Print the material below exactly as it stands, please, from its first line to the line holding "plt.rcParams['font.family'] = ['Liberation", with no pictures.
***
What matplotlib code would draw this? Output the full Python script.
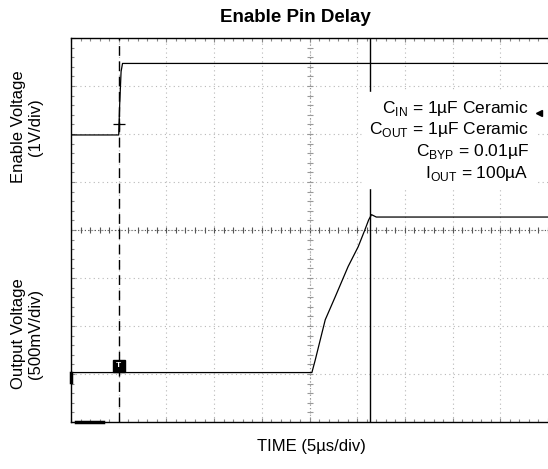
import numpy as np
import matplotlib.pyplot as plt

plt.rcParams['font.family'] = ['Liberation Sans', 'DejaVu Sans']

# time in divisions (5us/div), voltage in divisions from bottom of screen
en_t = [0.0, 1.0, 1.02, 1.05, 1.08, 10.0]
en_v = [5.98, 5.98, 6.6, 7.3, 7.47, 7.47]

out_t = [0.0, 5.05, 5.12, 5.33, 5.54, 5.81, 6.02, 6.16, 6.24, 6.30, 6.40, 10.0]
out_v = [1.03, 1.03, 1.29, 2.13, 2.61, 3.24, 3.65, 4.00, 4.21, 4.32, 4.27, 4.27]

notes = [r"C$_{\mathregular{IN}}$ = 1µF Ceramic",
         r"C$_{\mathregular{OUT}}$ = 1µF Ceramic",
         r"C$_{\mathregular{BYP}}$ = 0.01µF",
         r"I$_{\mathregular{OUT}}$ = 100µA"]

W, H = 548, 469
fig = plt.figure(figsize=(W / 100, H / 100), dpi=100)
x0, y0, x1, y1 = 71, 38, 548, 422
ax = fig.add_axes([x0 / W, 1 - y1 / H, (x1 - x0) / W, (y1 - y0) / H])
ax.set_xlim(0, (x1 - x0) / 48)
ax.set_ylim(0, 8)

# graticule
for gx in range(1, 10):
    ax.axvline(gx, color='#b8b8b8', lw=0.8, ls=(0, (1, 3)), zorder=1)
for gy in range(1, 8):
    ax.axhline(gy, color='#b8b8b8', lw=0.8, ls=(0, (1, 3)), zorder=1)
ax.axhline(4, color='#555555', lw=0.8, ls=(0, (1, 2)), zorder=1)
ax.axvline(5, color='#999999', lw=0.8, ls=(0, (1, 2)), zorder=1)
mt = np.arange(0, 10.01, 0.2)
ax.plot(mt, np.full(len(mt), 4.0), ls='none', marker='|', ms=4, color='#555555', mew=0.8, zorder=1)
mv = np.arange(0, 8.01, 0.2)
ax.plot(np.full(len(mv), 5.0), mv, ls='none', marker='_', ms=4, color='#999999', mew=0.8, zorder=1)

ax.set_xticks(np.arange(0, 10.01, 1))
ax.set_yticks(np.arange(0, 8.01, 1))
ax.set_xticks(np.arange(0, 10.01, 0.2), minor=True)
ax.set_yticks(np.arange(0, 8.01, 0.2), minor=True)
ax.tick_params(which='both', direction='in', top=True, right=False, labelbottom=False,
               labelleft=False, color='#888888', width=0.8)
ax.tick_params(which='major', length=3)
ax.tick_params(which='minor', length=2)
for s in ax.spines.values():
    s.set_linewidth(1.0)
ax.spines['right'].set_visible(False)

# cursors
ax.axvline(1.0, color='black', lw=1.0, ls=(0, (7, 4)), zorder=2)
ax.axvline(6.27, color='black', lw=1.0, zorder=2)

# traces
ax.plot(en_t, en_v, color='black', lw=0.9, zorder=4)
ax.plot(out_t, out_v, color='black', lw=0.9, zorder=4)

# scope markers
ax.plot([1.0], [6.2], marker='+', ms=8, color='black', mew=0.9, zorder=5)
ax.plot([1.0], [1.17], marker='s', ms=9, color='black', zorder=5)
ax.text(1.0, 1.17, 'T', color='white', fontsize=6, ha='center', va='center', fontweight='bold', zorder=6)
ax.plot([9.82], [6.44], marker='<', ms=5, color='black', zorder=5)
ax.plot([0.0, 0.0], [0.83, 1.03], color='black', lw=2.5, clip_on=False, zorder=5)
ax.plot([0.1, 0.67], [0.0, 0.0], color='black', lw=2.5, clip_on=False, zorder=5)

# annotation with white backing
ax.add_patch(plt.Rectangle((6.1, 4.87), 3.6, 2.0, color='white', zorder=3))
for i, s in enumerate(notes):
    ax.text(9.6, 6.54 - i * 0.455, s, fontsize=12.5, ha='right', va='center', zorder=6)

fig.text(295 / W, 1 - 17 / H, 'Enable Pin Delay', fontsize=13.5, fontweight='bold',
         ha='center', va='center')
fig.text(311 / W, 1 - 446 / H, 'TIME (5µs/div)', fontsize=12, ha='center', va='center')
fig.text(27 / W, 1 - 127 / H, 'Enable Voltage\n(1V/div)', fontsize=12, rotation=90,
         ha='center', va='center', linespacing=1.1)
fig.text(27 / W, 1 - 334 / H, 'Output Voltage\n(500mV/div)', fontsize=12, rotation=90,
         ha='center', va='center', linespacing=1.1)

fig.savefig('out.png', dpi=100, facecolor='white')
***
Written answer:
What matplotlib code would draw this? Output the full Python script.
import numpy as np
import matplotlib.pyplot as plt

plt.rcParams['font.family'] = ['Liberation Sans', 'DejaVu Sans']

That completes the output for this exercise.